Ischaemic stroke is a leading cause of death and major disability resulting from death of brain tissue and focal neurological deficits; however, despite decades of research, treatment options remain limited and the lack of therapeutic treatment strategies is a critical clinical problem. To this end, there is a need for biomarkers as clinically useful diagnostic and prognostic indicators for outcome in patients, improving functional recovery through individualised therapeutic strategies. Such biomarkers have potential to be developed into neuroprotective agents aimed at rescuing ischaemic neurons from irreversible injury, widening the therapeutic window, improving neurological outcome and facilitating brain recovery. Endogenous microRNAs (miRNA) are potent regulators of gene function elevated in a wide range of diseases, with crucial roles as regulators of signalling pathways involved in ischaemia-reperfusion injury.

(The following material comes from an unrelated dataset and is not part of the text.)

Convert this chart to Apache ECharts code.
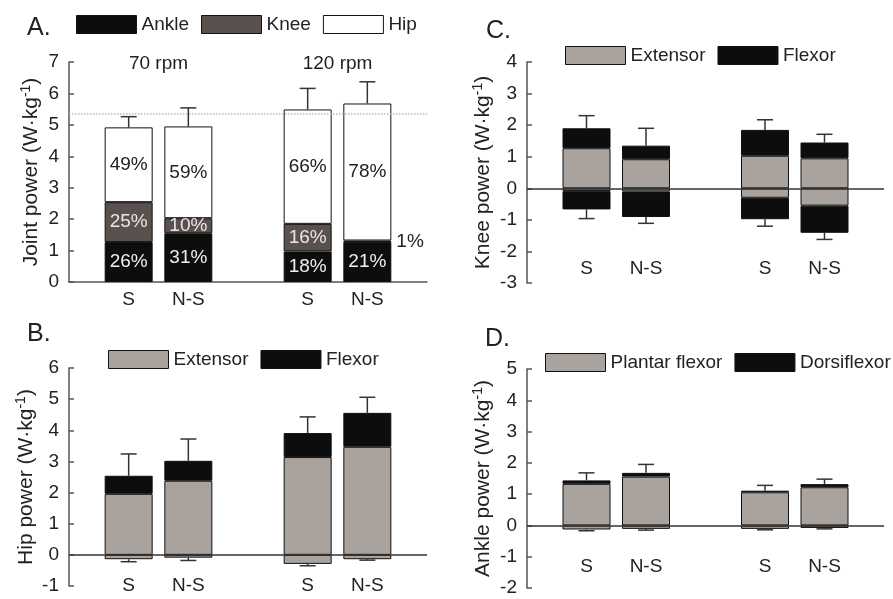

The overall aim of this research programme is to examine the unique molecular profile present in blood samples from patients suffering ischaemic stroke and to examine the relationship between these blood biomarkers and clinical outcome. This will identify a unique molecular signature associated with ischaemic stroke and provide invaluable information for the development of specific miRNA as clinically relevant diagnostic and prognostic blood biomarkers. Furthermore, identification of potential therapeutic targets has significant potential for better success in the development and translation of novel neuroprotective agents to limit progressive neuronal damage and death in the ischaemic penumbra.

Areas of interest:

AMPK Signalling

Activation of AMP-activated protein kinase (AMPK), a key protein kinase activated in response to various physiological or pathological stimuli such as ischemia, hypoxia and glucose deprivation, is a critical regulator in cellular energy function in response to stress. The pro-survival or pro-apoptotic effect of AMPK activation is determined by the duration and level of the AMPK activity following energetic stress and the extent of recovery of ATP depletion and cellular bioenergetics, determining whether a cell can tolerate a stimulus or initiates cell death. To this end, Dr. Pfeiffer’s research focuses on the elucidation of the molecular signatures mediating the effects of AMPK activation to provide insight into the functional relevance and identification of individual regulatory targets, including microRNA.


Identification of elevated microRNA in response to progressive neuronal injury may identify ischaemia-associated miRNAs as important targets for development as biomarkers and therapeutics in the clinical management of ischaemic brain injury. The aim of this research is to characterise and validate such microRNA in both pre-clinical and clinical settings.